Choosing Between Two Good Offers: A Framework for the Hardest Decision
- anjaliraghbeer
- 2 days ago
- 1 min read
When both options are good, how do you decide?
Most college application advice is written for the student who is desperate for any acceptance. Less attention is paid to the genuinely difficult scenario: two strong offers from two genuinely good institutions. This is a fortunate problem but it is still a problem, and it deserves a structured approach.
Make the Comparison Concrete, Not Emotional
It is tempting to go with the school that feels more exciting in the abstract ,the name that sounds better, the campus that looked prettier on the virtual tour. Resist this. Build a comparison sheet that maps both institutions across factors that will matter to your daily life: curriculum structure, research access, internship proximity, housing quality, cost after aid, and career outcomes in your specific field.

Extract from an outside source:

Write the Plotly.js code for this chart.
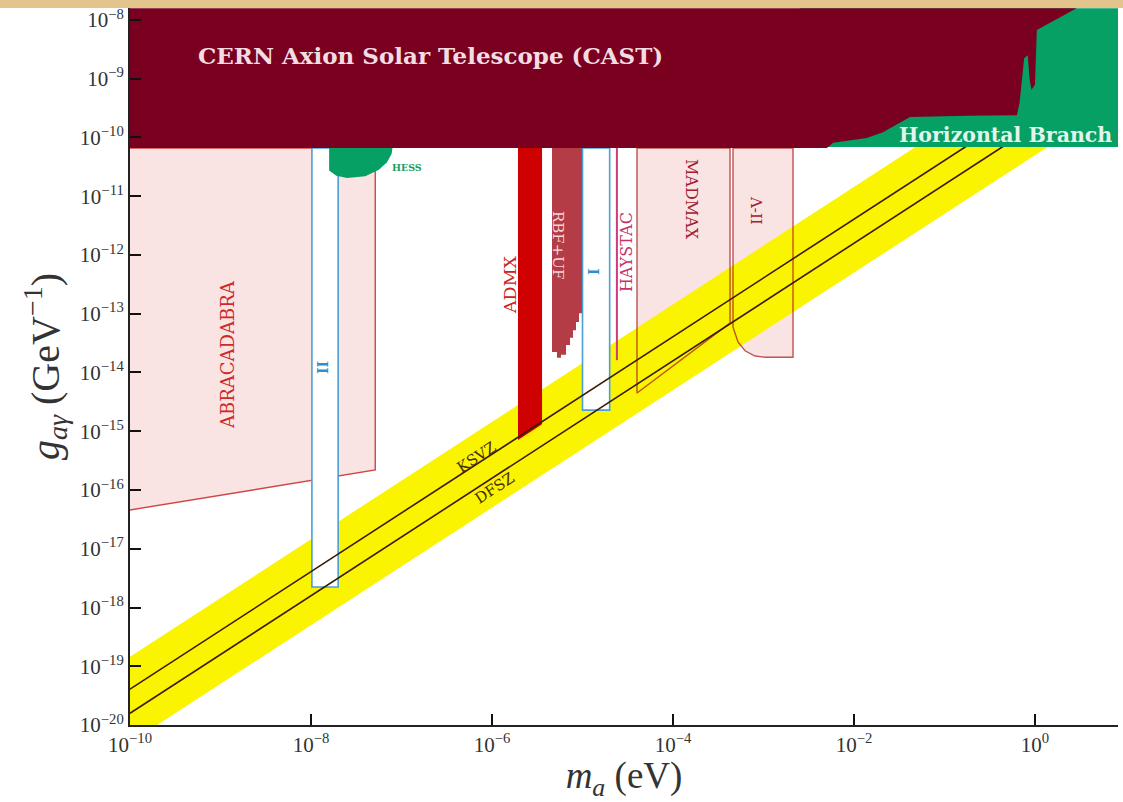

Revisit Both Campuses If You Can
A second visit , physical or virtual ,often clarifies what the first did not. Speak to students who are actually enrolled. Ask pointed questions: What do you wish you had known before arriving? What is the biggest gap between expectation and reality? These conversations cut through the marketing and reveal the lived experience.
Trust Specifics Over Generalities
Do not choose a school because it has a 'better reputation overall.' Choose it because it has a stronger department in your field, a specific professor whose research aligns with your interests, or a curriculum structure that fits the way you learn. Specific reasons are ones you will still be able to articulate four years later. Vague ones are not.